Quel impact a eu l’élection de Kshama dans le reste du pays ?

“Cette élection a signifié un regain d’énergie pour beaucoup d’activistes dont certains étaient désillusionnés. Sawant est le symbole du renouveau de la gauche aux USA. Elle a donné une réponse socialiste au State of the Union d’Obama qui a été vue presque 90.000 fois sur YouTube. Socialist Alternative est toujours une petite organisation mais elle a attiré l’attention de beaucoup de personnes à la recherche d’une organisation socialiste efficace. Nous sommes dans le processus de création de nouvelles sections dans tout le pays. La victoire électorale a été une énorme prouesse. Mais avoir un impact réel sur la lutte à Seattle et obtenir des résultats, entre autres autour du salaire minimum, aurait encore plus d’écho et pourrait servir d’exemple pour le reste du pays.

“Tout ceci est vraiment très encourageant pour les socialistes du monde entier.
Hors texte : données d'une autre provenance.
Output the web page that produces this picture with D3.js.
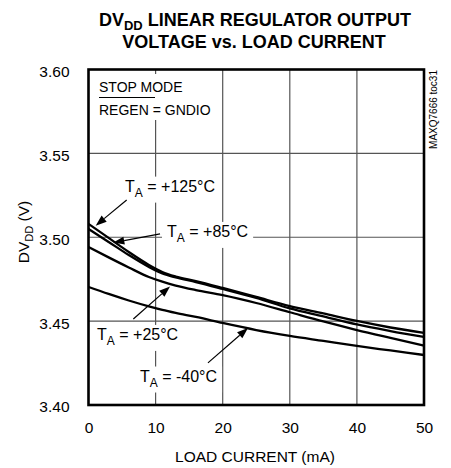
<!DOCTYPE html>
<html>
<head>
<meta charset="utf-8">
<script src="https://cdn.jsdelivr.net/npm/d3@7"></script>
<style>
  body { margin: 0; background: #fff; }
  svg { display: block; font-family: "Liberation Sans", Arial, Helvetica, sans-serif; }
</style>
</head>
<body>
<svg id="chart" width="451" height="468"></svg>
<script>
// ---- data ----
const loadCurrent = [0, 3, 6, 9, 11, 13, 16, 20, 25, 30, 35, 40, 45, 50];           // mA
const v125 = [3.508, 3.4996, 3.4912, 3.4835, 3.4793, 3.4766, 3.4739, 3.4698, 3.4644, 3.459, 3.4546, 3.4501, 3.4462, 3.443];
const v85  = [3.5049, 3.4972, 3.4894, 3.4823, 3.4784, 3.476, 3.4733, 3.4692, 3.4638, 3.4576, 3.4528, 3.448, 3.4441, 3.4406];
const v25  = [3.4942, 3.488, 3.482, 3.4763, 3.4735, 3.4712, 3.4685, 3.4655, 3.4608, 3.4553, 3.4498, 3.4447, 3.44, 3.4354];
const vm40 = [3.4704, 3.4662, 3.4623, 3.4588, 3.4567, 3.4549, 3.4525, 3.4489, 3.4447, 3.4412, 3.4382, 3.4352, 3.4325, 3.4298];
const seriesNames = ["+125°C", "+85°C", "+25°C", "-40°C"];
const xTicks = [0, 10, 20, 30, 40, 50];
const yTicks = [3.40, 3.45, 3.50, 3.55, 3.60];

const svg = d3.select("#chart");
const M = { left: 88.5, right: 424, top: 69.5, bottom: 405 };
const x = d3.scaleLinear().domain([0, 50]).range([M.left, M.right]);
const y = d3.scaleLinear().domain([3.40, 3.60]).range([M.bottom, M.top]);

// title
const title = svg.append("g").attr("font-weight", "bold").attr("font-size", 18).attr("text-anchor", "middle");
const t1 = title.append("text").attr("x", 255).attr("y", 26);
t1.append("tspan").text("DV");
t1.append("tspan").attr("font-size", 13).attr("dy", 4).text("DD");
t1.append("tspan").attr("dy", -4).text(" LINEAR REGULATOR OUTPUT");
title.append("text").attr("x", 254).attr("y", 48).text("VOLTAGE vs. LOAD CURRENT");

// grid
const grid = svg.append("g").attr("stroke", "#555").attr("stroke-width", 1.2);
grid.selectAll(".vg").data(xTicks.slice(1, -1)).join("line")
  .attr("x1", d => x(d)).attr("x2", d => x(d)).attr("y1", M.top).attr("y2", M.bottom);
grid.selectAll(".hg").data(yTicks.slice(1, -1)).join("line")
  .attr("y1", d => y(d)).attr("y2", d => y(d)).attr("x1", M.left).attr("x2", M.right);

// axes tick labels
const xAxis = d3.axisBottom(x).tickValues(xTicks).tickFormat(d3.format("d")).tickSize(0).tickPadding(17);
svg.append("g").attr("transform", `translate(0,${M.bottom})`).call(xAxis)
  .call(g => g.select(".domain").remove())
  .call(g => g.attr("font-family", null).attr("font-size", null).selectAll("text").attr("font-size", 15.5).attr("fill", "#000"));
const yAxis = d3.axisLeft(y).tickValues(yTicks).tickFormat(d3.format(".2f")).tickSize(0).tickPadding(19);
svg.append("g").attr("transform", `translate(${M.left},0)`).call(yAxis)
  .call(g => g.select(".domain").remove())
  .call(g => g.attr("font-family", null).attr("font-size", null).selectAll("text").attr("font-size", 15.5).attr("fill", "#000").attr("dy", "0.45em"));

// axis titles
svg.append("text").attr("x", 255).attr("y", 462).attr("text-anchor", "middle").attr("font-size", 15.5)
  .text("LOAD CURRENT (mA)");
const yl = svg.append("text").attr("transform", "translate(29,232) rotate(-90)").attr("text-anchor", "middle").attr("font-size", 15.5);
yl.append("tspan").text("DV");
yl.append("tspan").attr("font-size", 11).attr("dy", 4).text("DD");
yl.append("tspan").attr("dy", -4).text(" (V)");

// curves
const seriesValues = [v125, v85, v25, vm40];
const line = d3.line().x(d => x(d[0])).y(d => y(d[1])).curve(d3.curveMonotoneX);
svg.append("g").attr("fill", "none").attr("stroke", "#000").attr("stroke-width", 2.3)
  .selectAll("path").data(seriesValues).join("path")
  .attr("d", vals => line(loadCurrent.map((c, i) => [c, vals[i]])));

// notes box
const note = svg.append("g");
note.append("rect").attr("fill", "#fff").attr("x", 95).attr("y", 74).attr("width", 124).attr("height", 46);
note.append("text").attr("x", 99).attr("y", 92).attr("font-size", 14).text("STOP MODE");
note.append("text").attr("x", 99).attr("y", 115).attr("font-size", 14).text("REGEN = GNDIO");
note.append("line").attr("x1", 99).attr("x2", 155).attr("y1", 97.5).attr("y2", 97.5).attr("stroke", "#000").attr("stroke-width", 1);

// annotations (label start, arrow tail, arrow tip in data units)
const ann = [
  { name: seriesNames[0], tx: 5.44, ty: 3.5272, ax: 5.69, ay: 3.5222, bx: 1.07, by: 3.5069 },
  { name: seriesNames[1], tx: 11.7, ty: 3.5002, ax: 10.66, ay: 3.502, bx: 3.7, by: 3.4968 },
  { name: seriesNames[2], tx: 1.27, ty: 3.4388, ax: 6.68, ay: 3.4513, bx: 12.15, by: 3.4706 },
  { name: seriesNames[3], tx: 7.67, ty: 3.414, ax: 17.8, ay: 3.4251, bx: 23.77, by: 3.4459 }
];
const ag = svg.append("g");
ann.forEach(a => {
  const g = ag.append("g");
  const r = g.append("rect").attr("fill", "#fff");
  const t = g.append("text").attr("x", x(a.tx)).attr("y", y(a.ty)).attr("font-size", 16);
  t.append("tspan").text("T");
  t.append("tspan").attr("font-size", 12).attr("dy", 5).text("A");
  t.append("tspan").attr("dy", -5).text(" = " + a.name);
  const bb = t.node().getBBox();
  r.attr("x", bb.x - 5).attr("y", bb.y - 1).attr("width", bb.width + 10).attr("height", bb.height + 4);
  const x0 = x(a.ax), y0 = y(a.ay), x1 = x(a.bx), y1 = y(a.by);
  const ang = Math.atan2(y1 - y0, x1 - x0);
  const L = 11, W = 4;
  const bxp = x1 - L * Math.cos(ang), byp = y1 - L * Math.sin(ang);
  g.append("line").attr("x1", x0).attr("y1", y0).attr("x2", bxp).attr("y2", byp)
    .attr("stroke", "#000").attr("stroke-width", 1.2);
  g.append("path").attr("fill", "#000").attr("d",
    `M${x1},${y1}L${bxp + W * Math.sin(ang)},${byp - W * Math.cos(ang)}L${bxp - W * Math.sin(ang)},${byp + W * Math.cos(ang)}Z`);
});

// frame
svg.append("rect").attr("x", M.left).attr("y", M.top).attr("width", M.right - M.left).attr("height", M.bottom - M.top)
  .attr("fill", "none").attr("stroke", "#000").attr("stroke-width", 2.6);

// figure id
svg.append("text").attr("transform", "translate(437,70) rotate(-90)").attr("text-anchor", "end")
  .attr("font-size", 10).text("MAXQ7666 toc31");
</script>
</body>
</html>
Kshama a reçu des félicitations du monde entier mais surtout d’Amérique du Sud et centrale, d’Afrique, d’Asie parce que les organisations de gauches y sont bien conscientes à quel point il est fondamental de voir une force socialiste solide se développer aux USA qui, à terme, puisse enchaîner le monstre impérialiste. C’est pourquoi le PSL a décidé de soutenir ce développement et d’aider dans cette tâche importante pour construire un mouvement socialiste fort aux USA.”